#### [INSTRUCTION]
Copy each line below exactly and leave the pictures out.

** begin **

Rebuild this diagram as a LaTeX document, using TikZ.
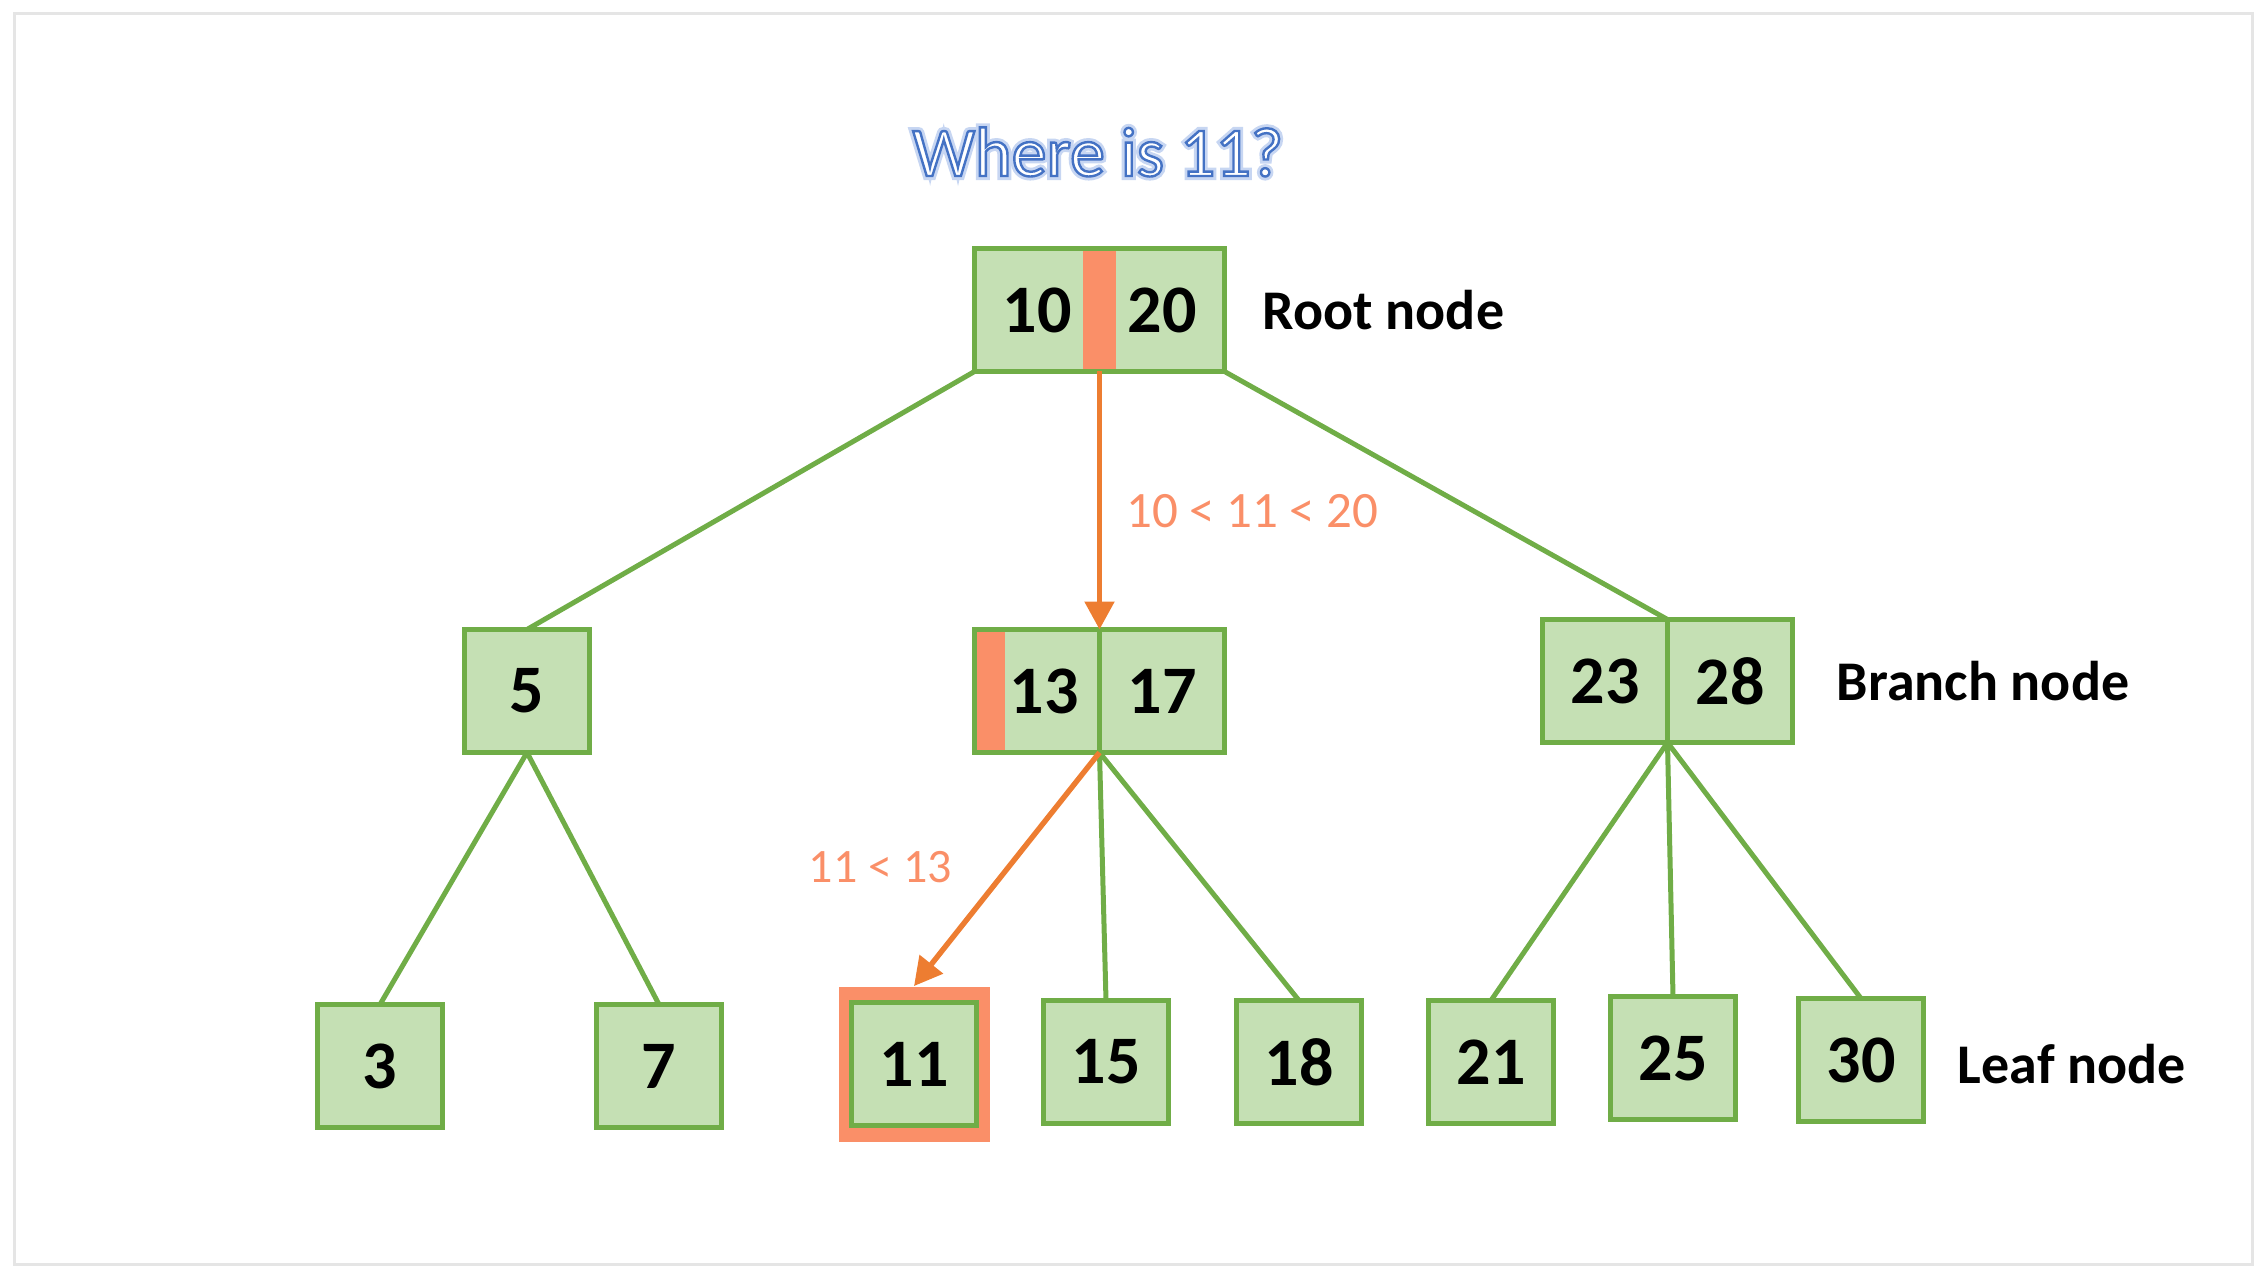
\documentclass[tikz,border=0pt]{standalone}
\usepackage{fontspec}
\setmainfont{Carlito}
\usetikzlibrary{arrows.meta, calc, positioning, backgrounds, fit}
\definecolor{fuell}{HTML}{C5E0B4}
\definecolor{rand}{HTML}{70AD47}
\definecolor{markiert}{HTML}{FA8F68}
\definecolor{pfeil}{HTML}{ED7D31}

\begin{document}
\begin{tikzpicture}[
    x=0.5pt, y=-0.5pt,
    schluessel/.style={draw=rand, fill=fuell, line width=2.85pt, outer sep=0pt,
      inner sep=0pt, minimum width=62.5pt, minimum height=61.5pt,
      font=\fontsize{34}{40}\selectfont\bfseries},
    kante/.style={rand, line width=2.5pt},
    suchpfeil/.style={pfeil, line width=2.7pt, -{Triangle[length=14pt, width=14.5pt]}},
    vergleich/.style={text=markiert, inner sep=0pt, font=\fontsize{25.5}{30}\selectfont},
    ebene/.style={inner sep=0pt, font=\fontsize{28}{33}\selectfont\bfseries},
  ]
  \useasboundingbox (0,0) rectangle (2266,1278);
  \draw[black!10, line width=1.5pt] (14,14) rectangle (2252,1264);

  % Titel (Umrissschrift mit Schein)
  \node (schein) at (1098,152) {\fontsize{35}{40}\selectfont\textcolor{white}{%
    \special{pdf:literal direct 1 Tr 4 w 0.78 0.84 0.95 RG}Where is 11?%
    \special{pdf:literal direct 0 Tr}}};
  \node (titel) at (1098,152) {\fontsize{35}{40}\selectfont\textcolor{white}{%
    \special{pdf:literal direct 2 Tr 1.2 w 0.267 0.447 0.769 RG}Where is 11?%
    \special{pdf:literal direct 0 Tr}}};

  % Wurzel
  \node[schluessel] (r10) at (1037,310) {10};
  \node[schluessel, right=0pt of r10] (r20) {20};
  \fill[markiert] ([xshift=-8.25pt, yshift=-1.4pt]r10.north east)
    rectangle ([xshift=8.25pt, yshift=1.4pt]r10.south east);

  % Zweige
  \node[schluessel] (n5) at (527,691) {5};
  \node[schluessel] (n13) at (1037,691) {\hspace*{7pt}13};
  \node[schluessel, right=0pt of n13] (n17) {17};
  \fill[markiert] ([xshift=1.4pt, yshift=-1.4pt]n13.north west)
    rectangle ([xshift=15pt, yshift=1.4pt]n13.south west);
  \node[schluessel] (n23) at (1605,681) {23};
  \node[schluessel, right=0pt of n23] (n28) {28};

  % Blaetter
  \foreach \name/\x/\y in {3/380/1066, 7/659/1066, 11/914/1064, 15/1106/1062,
                           18/1299/1062, 21/1491/1062, 25/1673/1058, 30/1861/1060}
    \node[schluessel] (l\name) at (\x,\y) {\name};
  \begin{scope}[on background layer]
    \node[fill=markiert, inner xsep=6.5pt, inner ysep=8pt, fit=(l11)] (h11) {};
  \end{scope}

  % Kanten
  \draw[kante] (r10.south west) -- (n5.north);
  \draw[kante] (r20.south east) -- (n28.north west);
  \foreach \ziel in {l3, l7}
    \draw[kante] (n5.south) -- (\ziel.north);
  \foreach \ziel in {l15, l18}
    \draw[kante] (n13.south east) -- (\ziel.north);
  \foreach \ziel in {l21, l25, l30}
    \draw[kante] (n23.south east) -- (\ziel.north);

  % Suchweg
  \draw[suchpfeil] (r10.south east) --
    node[vergleich, pos=0.54, right=12pt] {10 < 11 < 20} (n13.north east);
  \draw[suchpfeil] (n13.south east) --
    node[vergleich, pos=0.49, left=27pt, font=\fontsize{24}{28}\selectfont] {11 < 13} (h11.north);

  % Ebenen
  \node[ebene, right=19pt of r20] (wurzel) {Root node};
  \node[ebene, right=22pt of n28] (zweig) {Branch node};
  \node[ebene, right=17pt of l30, yshift=-2pt] (blatt) {Leaf node};
\end{tikzpicture}
\end{document}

** end **

#### [RESPONSE TO THE TASK]
Rebuild this diagram as a LaTeX document, using TikZ.
\documentclass[tikz,border=0pt]{standalone}
\usepackage{fontspec}
\setmainfont{Carlito}
\usetikzlibrary{arrows.meta, calc, positioning, backgrounds, fit}
\definecolor{fuell}{HTML}{C5E0B4}
\definecolor{rand}{HTML}{70AD47}
\definecolor{markiert}{HTML}{FA8F68}
\definecolor{pfeil}{HTML}{ED7D31}

\begin{document}
\begin{tikzpicture}[
    x=0.5pt, y=-0.5pt,
    schluessel/.style={draw=rand, fill=fuell, line width=2.85pt, outer sep=0pt,
      inner sep=0pt, minimum width=62.5pt, minimum height=61.5pt,
      font=\fontsize{34}{40}\selectfont\bfseries},
    kante/.style={rand, line width=2.5pt},
    suchpfeil/.style={pfeil, line width=2.7pt, -{Triangle[length=14pt, width=14.5pt]}},
    vergleich/.style={text=markiert, inner sep=0pt, font=\fontsize{25.5}{30}\selectfont},
    ebene/.style={inner sep=0pt, font=\fontsize{28}{33}\selectfont\bfseries},
  ]
  \useasboundingbox (0,0) rectangle (2266,1278);
  \draw[black!10, line width=1.5pt] (14,14) rectangle (2252,1264);

  % Titel (Umrissschrift mit Schein)
  \node (schein) at (1098,152) {\fontsize{35}{40}\selectfont\textcolor{white}{%
    \special{pdf:literal direct 1 Tr 4 w 0.78 0.84 0.95 RG}Where is 11?%
    \special{pdf:literal direct 0 Tr}}};
  \node (titel) at (1098,152) {\fontsize{35}{40}\selectfont\textcolor{white}{%
    \special{pdf:literal direct 2 Tr 1.2 w 0.267 0.447 0.769 RG}Where is 11?%
    \special{pdf:literal direct 0 Tr}}};

  % Wurzel
  \node[schluessel] (r10) at (1037,310) {10};
  \node[schluessel, right=0pt of r10] (r20) {20};
  \fill[markiert] ([xshift=-8.25pt, yshift=-1.4pt]r10.north east)
    rectangle ([xshift=8.25pt, yshift=1.4pt]r10.south east);

  % Zweige
  \node[schluessel] (n5) at (527,691) {5};
  \node[schluessel] (n13) at (1037,691) {\hspace*{7pt}13};
  \node[schluessel, right=0pt of n13] (n17) {17};
  \fill[markiert] ([xshift=1.4pt, yshift=-1.4pt]n13.north west)
    rectangle ([xshift=15pt, yshift=1.4pt]n13.south west);
  \node[schluessel] (n23) at (1605,681) {23};
  \node[schluessel, right=0pt of n23] (n28) {28};

  % Blaetter
  \foreach \name/\x/\y in {3/380/1066, 7/659/1066, 11/914/1064, 15/1106/1062,
                           18/1299/1062, 21/1491/1062, 25/1673/1058, 30/1861/1060}
    \node[schluessel] (l\name) at (\x,\y) {\name};
  \begin{scope}[on background layer]
    \node[fill=markiert, inner xsep=6.5pt, inner ysep=8pt, fit=(l11)] (h11) {};
  \end{scope}

  % Kanten
  \draw[kante] (r10.south west) -- (n5.north);
  \draw[kante] (r20.south east) -- (n28.north west);
  \foreach \ziel in {l3, l7}
    \draw[kante] (n5.south) -- (\ziel.north);
  \foreach \ziel in {l15, l18}
    \draw[kante] (n13.south east) -- (\ziel.north);
  \foreach \ziel in {l21, l25, l30}
    \draw[kante] (n23.south east) -- (\ziel.north);

  % Suchweg
  \draw[suchpfeil] (r10.south east) --
    node[vergleich, pos=0.54, right=12pt] {10 < 11 < 20} (n13.north east);
  \draw[suchpfeil] (n13.south east) --
    node[vergleich, pos=0.49, left=27pt, font=\fontsize{24}{28}\selectfont] {11 < 13} (h11.north);

  % Ebenen
  \node[ebene, right=19pt of r20] (wurzel) {Root node};
  \node[ebene, right=22pt of n28] (zweig) {Branch node};
  \node[ebene, right=17pt of l30, yshift=-2pt] (blatt) {Leaf node};
\end{tikzpicture}
\end{document}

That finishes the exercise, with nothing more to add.